Inafune created the character Zero, whom he originally intended to be the game's main, playable protagonist. "When the X series came out, I really wanted to redesign Mega Man," Inafune explained. "I wanted a totally different Mega Man. I’m a designer, a creator; I wanted something new. I didn’t want to use the same old Mega Man." Fearing a negative reaction from fans, Zero was ultimately reduced to a role secondary to Mega Man X. The development team additionally wanted the world of Mega Man X to be much more sophisticated than in the first Mega Man series. They wanted to accomplish this with Zero's "hardcore" personality and the game's antagonist Sigma. As stated by Inafune, the original series' villain Dr. Wily had "a side to him you couldn't really hate". Sigma, however, was written as a once-good character suffering an "unforeseen error" that leads him to be completely evil. Mega Man X altered the franchise tradition of having themed boss characters with a "Man" moniker by replacing them with anthropomorphic, cyborg animals.
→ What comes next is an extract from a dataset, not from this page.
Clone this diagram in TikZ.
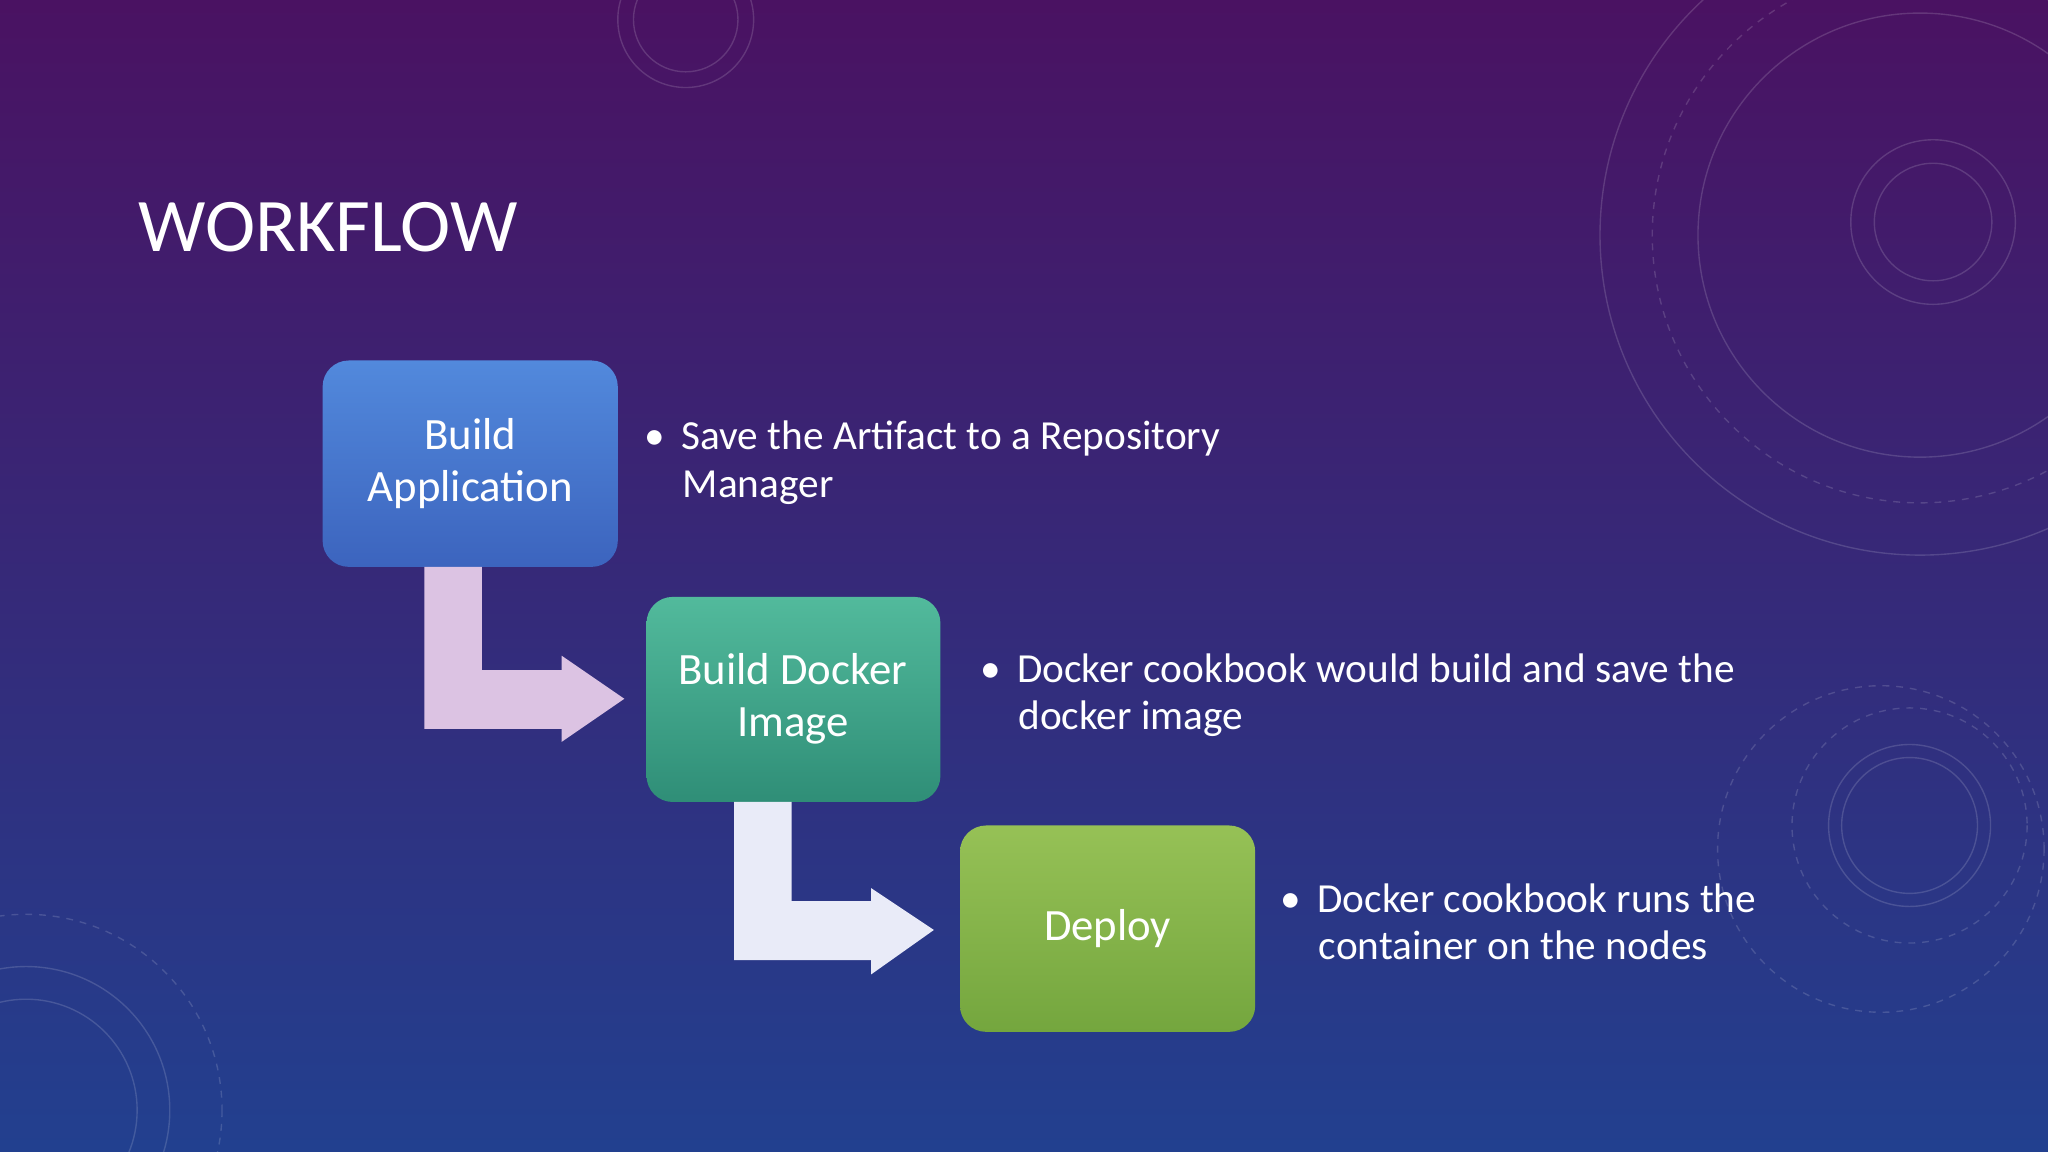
\documentclass[tikz,border=0pt]{standalone}
\usepackage{fontspec}
\setmainfont{Carlito}
\definecolor{bgtop}{HTML}{4A1262}
\definecolor{bgmid}{HTML}{3A2088}
\definecolor{bgbot}{HTML}{22408F}
\definecolor{b1t}{HTML}{5289DC}\definecolor{b1b}{HTML}{3C64BE}
\definecolor{b2t}{HTML}{52BA9C}\definecolor{b2b}{HTML}{2F8E77}
\definecolor{b3t}{HTML}{96C156}\definecolor{b3b}{HTML}{74A63E}
\definecolor{ar1}{HTML}{DCC3E3}\definecolor{ar2}{HTML}{E9EBF8}
\begin{document}
\begin{tikzpicture}[x=0.02cm,y=-0.02cm,
  box/.style={text=white,align=center,font=\fontsize{19.5}{23}\selectfont,inner sep=0pt},
  bul/.style={anchor=north west,text=white,align=left,font=\fontsize{18}{20.7}\selectfont,inner sep=0pt}]
\useasboundingbox (0,0) rectangle (1568,882);
\shade[top color=bgtop, middle color=bgmid, bottom color=bgbot] (0,0) rectangle (1568,882);
% decorations
\begin{scope}[white,opacity=0.15,line width=0.6pt]
\draw (1480,170) circle (45);
\draw (1480,170) circle (63);
\draw (1470,180) circle (170);
\draw[dashed] (1470,180) circle (205);
\draw (1470,180) circle (245);
\draw (1462,632) circle (52);
\draw (1462,632) circle (62);
\draw[dashed] (1462,632) circle (90);
\draw[dashed] (1440,650) circle (125);
\draw (525,15) circle (40);
\draw (525,15) circle (52);
\draw (20,850) circle (85);
\draw (20,850) circle (110);
\draw[dashed] (20,850) circle (150);
\end{scope}
\node[anchor=west,text=white,font=\fontsize{33}{36}\selectfont] (title) at (100,174) {WORKFLOW};
% boxes
\shade[rounded corners=0.4cm,top color=b1t,bottom color=b1b] (247,276) rectangle (473,434);
\node[box] (b1) at (360,355) {Build\\Application};
\shade[rounded corners=0.4cm,top color=b2t,bottom color=b2b] (495,457) rectangle (720,614);
\node[box] (b2) at (607,535) {Build Docker\\Image};
\shade[rounded corners=0.4cm,top color=b3t,bottom color=b3b] (735,632) rectangle (961,790);
\node[box] (b3) at (848,711) {Deploy};
% bent arrows
\fill[ar1] (325,434) -- (369,434) -- (369,513) -- (430,513) -- (430,502) -- (478,535) -- (430,568) -- (430,558) -- (325,558) -- cycle;
\fill[ar2] (562,614) -- (606,614) -- (606,690) -- (667,690) -- (667,680) -- (715,712) -- (667,746) -- (667,735) -- (562,735) -- cycle;
% bullets
\node[bul] (t1) at (493,322) {\textbullet\hspace{0.4em}Save the Artifact to a Repository\\\hspace{0.93em}Manager};
\node[bul] (t2) at (750,500) {\textbullet\hspace{0.4em}Docker cookbook would build and save the\\\hspace{0.93em}docker image};
\node[bul] (t3) at (980,676) {\textbullet\hspace{0.4em}Docker cookbook runs the\\\hspace{0.93em}container on the nodes};
\end{tikzpicture}
\end{document}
The art and pixelization for these eight bosses were divided among three illustrators: Inafune did Storm Eagle and Chill Penguin; Kaji did Spark Mandrill, Launch Octopus, and Sting Chameleon; and Ikki Tazaki did Flame Mammoth, Armored Armadillo, and Boomer Kuwanger. The team was careful in making the bosses distinct from one another in both stature and coloring. Tatsuya Yoshikawa, a fourth artist who had recently been hired by Capcom, was given the task of assisting the rest of the team by designing, illustrating, and creating the sprites for the game's minor enemies. The musical score for Mega Man X was composed by Capcom's Alph Lyla group. The Japanese division of Sony Records published an arranged album featuring ten songs on March 9, 1994. Music using the SNES instrumentals was included as part of the Capcom Music Generation: Rockman X1 ~ X6 soundtrack released by Suleputer in 2003.
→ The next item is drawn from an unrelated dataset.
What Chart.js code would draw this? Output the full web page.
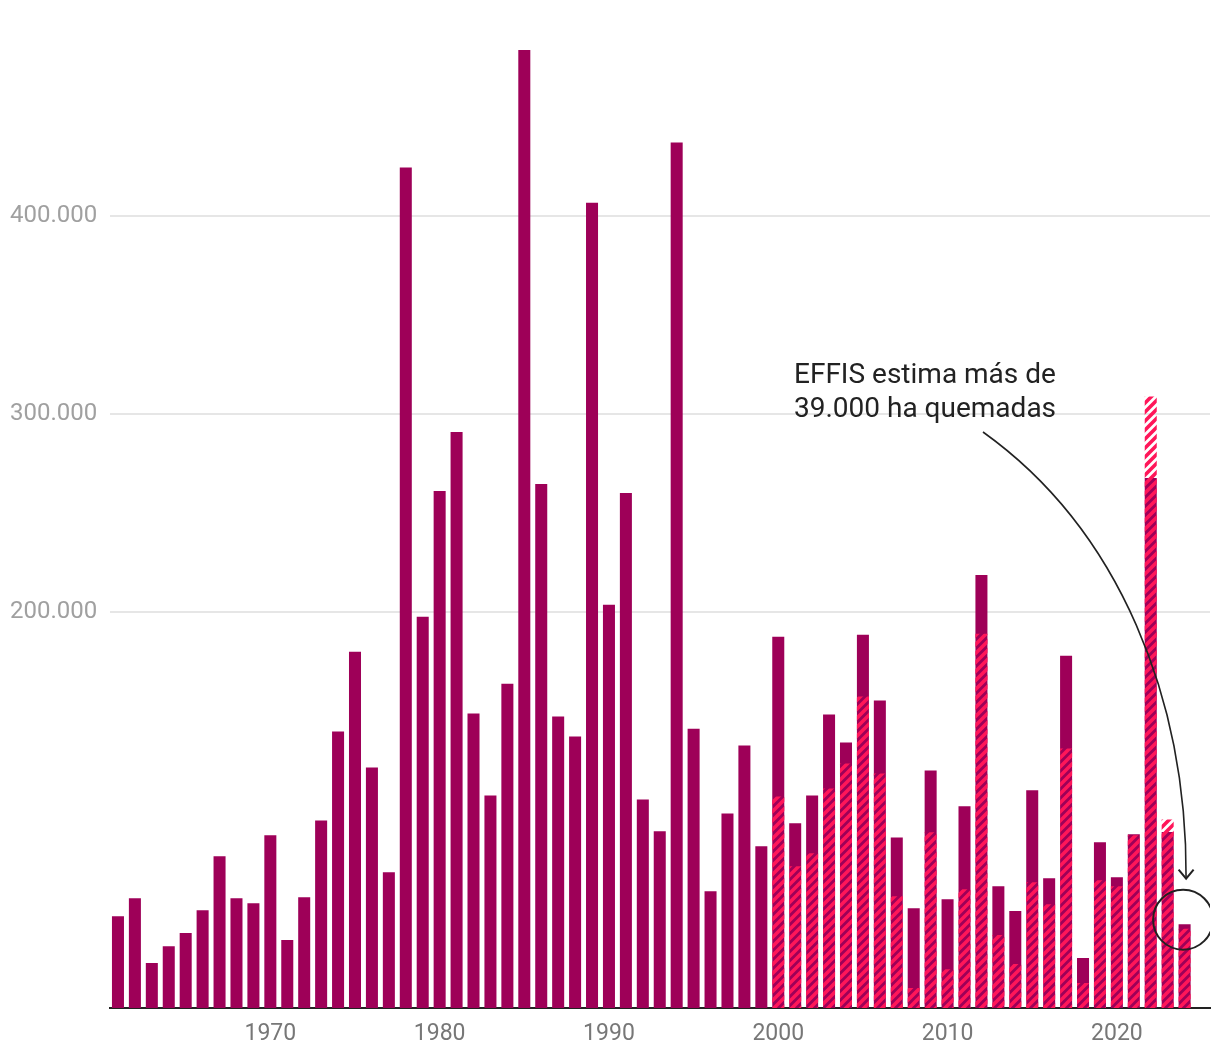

The success of the Mega Man series allowed Capcom to continue releasing NES titles well into the 16-bit era. A teaser for an SNES incarnation of the Mega Man series first made its way into a preview of Mega Man 6 in the spring 1993 issue of the Japanese Club Capcom fan magazine. Mega Man X was announced in North America in a March 1993 Game Players magazine interview with Capcom's Senior Vice President Joseph Morici. The tentatively titled "Super Mega Man" was originally to have a "fairly large memory configuration and a battery backup". The autumn 1993 issue of Club Capcom announced Rockman X for a December 1993 release in Japan, divulged several plot and gameplay details, and showed Zero as a silhouetted "Blues-like character". Leading up to its release, the game was covered by the North American press surrounding the summer 1993 and winter 1994 Consumer Electronics Shows.